ORONO — Developing new wireless sensors for monitoring the functionality of nuclear power plant equipment is the goal of a new project within the University of Maine’s Frontier Institute for Research in Sensor Technologies.
The U.S. Nuclear Regulatory Commission awarded $500,000 for creating and testing sensors that can withstand the high temperatures and harsh environments in nuclear facilities. Researchers hope their technology will help plant operators improve safety, reduce maintenance costs, and advance the performance, efficiency, and reliability of their facilities.
The project is co-led by Mauricio Pereira da Cunha, professor of electrical and computer engineering, and Robert Lad, professor of physics. Other FIRST researchers currently involved in the project include Nicholas Bingham, assistant professor of physics; FIRST scientists Luke Doucette, George Bernhardt and Morton Greenslit; and physics undergraduate student Matthew Woolfolk.
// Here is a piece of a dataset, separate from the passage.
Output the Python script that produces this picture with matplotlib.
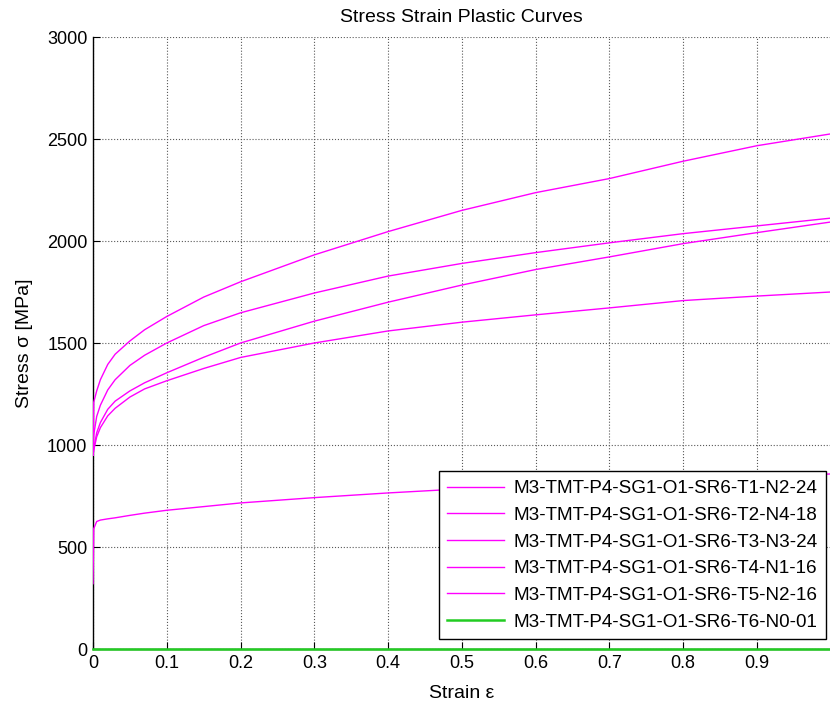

The sensors are being developed to target the monitoring of reactors and other equipment in nuclear power plant environments, both on rotating and static components. In such environments, real-time data on parameters such as equipment vibration, operating temperatures, and excessive strain are critically important.
“Developing small, compact sensors and sensor systems that can survive the high operating temperatures and radiation fluxes found in these environments will go a long way towards enabling condition-based maintenance in the new fleet of high-temperature reactors,” says Pereira da Cunha. “The wireless sensor technology is a key towards achieving lower operating costs through targeted maintenance, as well as increasing the overall safety of operations.”
Pereira da Cunha, Lad, and their colleagues at FIRST have spent decades developing several different aspects of wireless microwave acoustic sensor systems to withstand extreme temperatures and harsh corrosive operational conditions in diverse types of power plants, aerospace facilities and other harsh environment industrial applications. This latest project aims to adapt their sensors for withstanding the intense conditions found within nuclear power plant facilities, which includes exposure to high doses of gamma radiation and neutron fluxes, as well as high temperatures.
The team envisions that their new sensors will be able to monitor a type of advanced nuclear power equipment that has garnered more interest in recent years: molten salt reactors. Liquid molten salt serves as both a fuel and coolant in these types of reactors, while traditional models have a separate cooling source from their fixed, solid fuel. There are currently no operational or commercially viable molten salt reactors, as contemporary designs for them are still being developed and tested. Data from wireless sensors will make a big impact on this next generation technology.